# Data lines start
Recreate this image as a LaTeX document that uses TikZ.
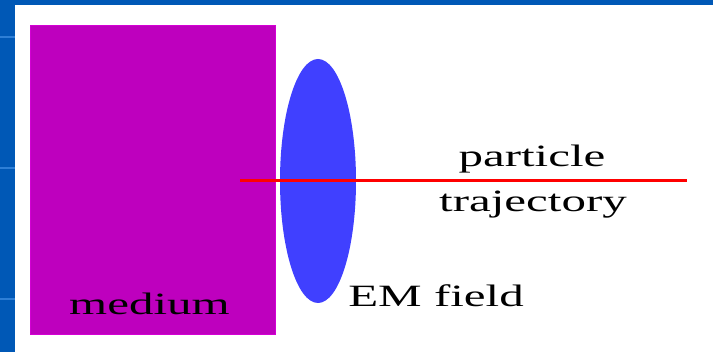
\documentclass[tikz,border=0pt]{standalone}
\usepackage{fontspec}
\setmainfont{Liberation Serif}
\usepackage{xcolor}
\usepackage{tikz}
\usetikzlibrary{shapes.geometric}
\definecolor{slideblue}{HTML}{0058B6}
\definecolor{slideline}{HTML}{2E7FD6}
\definecolor{medmagenta}{HTML}{BE00BE}
\definecolor{medrim}{HTML}{D400D4}
\definecolor{fieldblue}{HTML}{4040FF}
\tikzset{
  mediumbox/.style={rectangle,fill=medmagenta,draw=medrim,line width=1pt,inner sep=0pt,
    minimum width=245pt,minimum height=309pt},
  fieldnode/.style={ellipse,fill=fieldblue,inner sep=0pt,minimum width=76pt,minimum height=244pt},
  trajline/.style={red,line width=3pt},
  lbl/.style={font=\fontsize{31}{31}\selectfont,inner sep=0pt,xscale=1.58,transform shape},
}

\begin{document}
\begin{tikzpicture}[x=1pt,y=1pt]
  % ---- slide background: blue frame on the left and top ----
  \useasboundingbox (0,0) rectangle (713,352);
  \fill[slideblue] (0,0) rectangle (713,352);
  \fill[white] (15,0) rectangle (713,347);
  \foreach \yy in {315,184,53}
    \draw[slideline,line width=1.5pt] (0,\yy) -- (15,\yy);
  % ---- medium, field and trajectory ----
  \node[mediumbox] (medium) at (152.5,171.5) {};
  \node[fieldnode] (field) at (318,171) {};
  \coordinate (trajstart) at (240,171);
  \coordinate (trajend) at (687,171);
  \draw[trajline] (trajstart) -- (trajend);
  \node[lbl,anchor=base] (mediumlbl) at (149.5,37) {medium};
  \node[lbl,anchor=base west] (fieldlbl) at (348,45) {EM field};
  \node[lbl,anchor=base] (partlbl) at (532,185) {particle};
  \node[lbl,anchor=base] (trajlbl) at (533,140) {trajectory};
\end{tikzpicture}
\end{document}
# Data lines end
* [Aim]:
Reproduce the material word for word. Any pictures should be left out of the copy.

* [Correct result]:
Recreate this image as a LaTeX document that uses TikZ.
\documentclass[tikz,border=0pt]{standalone}
\usepackage{fontspec}
\setmainfont{Liberation Serif}
\usepackage{xcolor}
\usepackage{tikz}
\usetikzlibrary{shapes.geometric}
\definecolor{slideblue}{HTML}{0058B6}
\definecolor{slideline}{HTML}{2E7FD6}
\definecolor{medmagenta}{HTML}{BE00BE}
\definecolor{medrim}{HTML}{D400D4}
\definecolor{fieldblue}{HTML}{4040FF}
\tikzset{
  mediumbox/.style={rectangle,fill=medmagenta,draw=medrim,line width=1pt,inner sep=0pt,
    minimum width=245pt,minimum height=309pt},
  fieldnode/.style={ellipse,fill=fieldblue,inner sep=0pt,minimum width=76pt,minimum height=244pt},
  trajline/.style={red,line width=3pt},
  lbl/.style={font=\fontsize{31}{31}\selectfont,inner sep=0pt,xscale=1.58,transform shape},
}

\begin{document}
\begin{tikzpicture}[x=1pt,y=1pt]
  % ---- slide background: blue frame on the left and top ----
  \useasboundingbox (0,0) rectangle (713,352);
  \fill[slideblue] (0,0) rectangle (713,352);
  \fill[white] (15,0) rectangle (713,347);
  \foreach \yy in {315,184,53}
    \draw[slideline,line width=1.5pt] (0,\yy) -- (15,\yy);
  % ---- medium, field and trajectory ----
  \node[mediumbox] (medium) at (152.5,171.5) {};
  \node[fieldnode] (field) at (318,171) {};
  \coordinate (trajstart) at (240,171);
  \coordinate (trajend) at (687,171);
  \draw[trajline] (trajstart) -- (trajend);
  \node[lbl,anchor=base] (mediumlbl) at (149.5,37) {medium};
  \node[lbl,anchor=base west] (fieldlbl) at (348,45) {EM field};
  \node[lbl,anchor=base] (partlbl) at (532,185) {particle};
  \node[lbl,anchor=base] (trajlbl) at (533,140) {trajectory};
\end{tikzpicture}
\end{document}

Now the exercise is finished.